La Torre: Kultistrip su mais e soia e il biogas intelligente e redditizio

Nove ettari di soia e cinque ettari di mais seminati con il Kverneland Kultistrip su stoppie di triticale raccolto per insilato: si fa così per provare l’innovazione e rendersi conto se costituisce un passo avanti rispetto a quello che si è sempre fatto e pensato.
Riccardo Artegiani della cooperativa La Torre a Isola della Scala (Verona), tra i più grandi allevamenti di bovini Charolais in Italia – 250 ettari a mais, 100 a soia, 125 a loietto e 80 a triticale, tutti dedicati all’alimentazione dei 5000 capi – quest’anno ha deciso di “sperimentare” la tecnica dello strip-till o semina a strisce.

Alla fine di maggio lavorazione e semina dopo triticale
«Ho letto molti articoli e ho ascoltato molte esperienze – spiega Artegiani – e mi è venuta voglia di testare lo strip-till perché bisogna sempre guardare avanti e provare nella propria realtà aziendale le innovazioni tecnologiche e agronomiche. È una filosofia di vita e di lavoro che seguiamo da sempre e che ci ha portato nella maggior parte dei casi a risultati importanti. Così abbiamo seminato alla fine di maggio la soia e il mais con il Kultistrip, scegliendo per quest’anno un terreno di medio impasto. L’attrezzatura ha lavorato molto bene tra le stoppie, e contemporaneamente è seguita la semina effettuata con la seminatrice Kverneland Accord Optima HD a otto file munita di satellitare».
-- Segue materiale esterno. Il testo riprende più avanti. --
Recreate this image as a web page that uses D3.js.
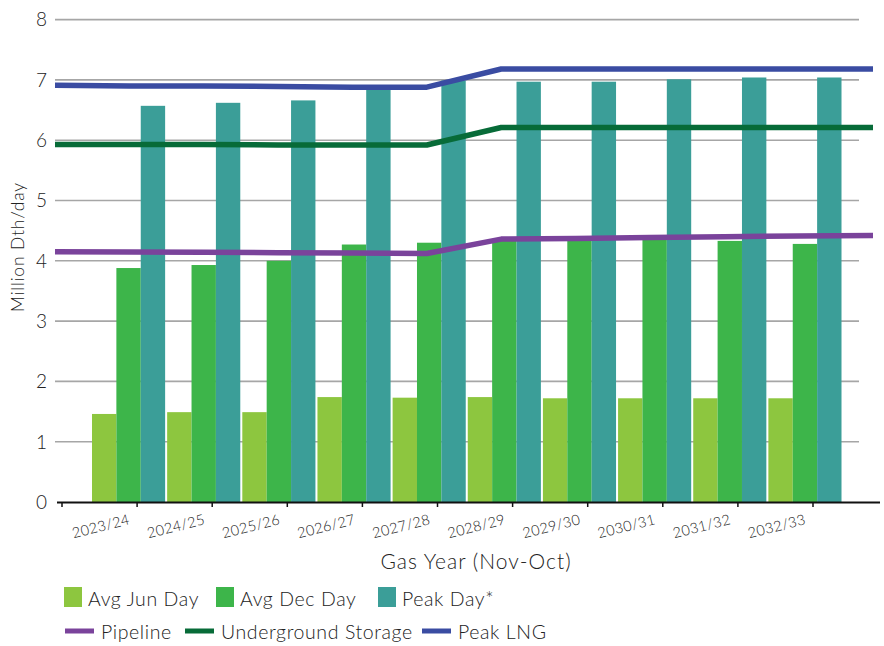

Un’eccezionale velocità di lavoro e la massima tempestività
Quali sono le prime impressioni facendo un confronto con la tecnica di lavoro tradizionale?
«La perfetta emergenza della soia e del mais testimonia che Kultistrip e Optima HD hanno svolto un ottimo lavoro e che ci sono tutte le premesse per promuovere questa nuova tecnica, anche se occorre sempre attendere il risultato alla trebbiatura. Non c’è dubbio che rispetto all’aratura o ripuntatura e successivi passaggi per affinare il letto di semina – soprattutto sui secondi raccolti, quando è obbligatorio non perdere tempo – lo strip-till ci permette la massima tempestività e velocità di lavoro con una semplificazione che si traduce immediatamente in un risparmio di oltre il 50% dei costi di lavorazione. Inoltre, quando si lavora il terreno a fine maggio anche dopo uno o due passaggi di erpice, rimangono zolle di una certa dimensione che ostacolano la perfetta nascita di tutti i semi deposti. Dunque per ora siamo molto soddisfatti».

Perché il biogas alla Torre è un progetto molto virtuoso
Visto che siamo alla Torre, vogliamo sottolineare che questa azienda costituisce anche un esempio emblematico che il biogas, se è “fatto per bene”, si traduce in un progetto virtuoso, estremamente redditizio nonché utile per l’ambiente.
«Noi abbiamo installato due impianti da 1 megawatt cadauno – dice Artegiani – cercando di organizzare l’avvicendamento colturale in due direzioni ben distinte: una costituita dall’accoppiata “invernale” triticale-loietto, destinata ad alimentare i digestori, e la seconda formata dal mais e dalla soia, indirizzata all’allevamento e al mercato. Così facendo abbiamo superato il classico dualismo tra produzioni vegetali destinate al biogas e sottratte al food, rispettando nello stesso tempo le nuove regole dettate dalla Pac sull’avvicendamento e sul greening».
Non c’è dubbio che questa suddivisione della terra tra colture vernine e primaverili-estive, compresi i secondi raccolti, risulta totalmente sostenibile perché favorisce un aumento della fertilità dei suoli e permette un utilizzo agronomico ottimale del digestato proveniente dall’impianto di biogas, che da sottoprodotto scomodo diventa prezioso fertilizzante capace di eliminare in pochi anni l’uso dei concimi di sintesi.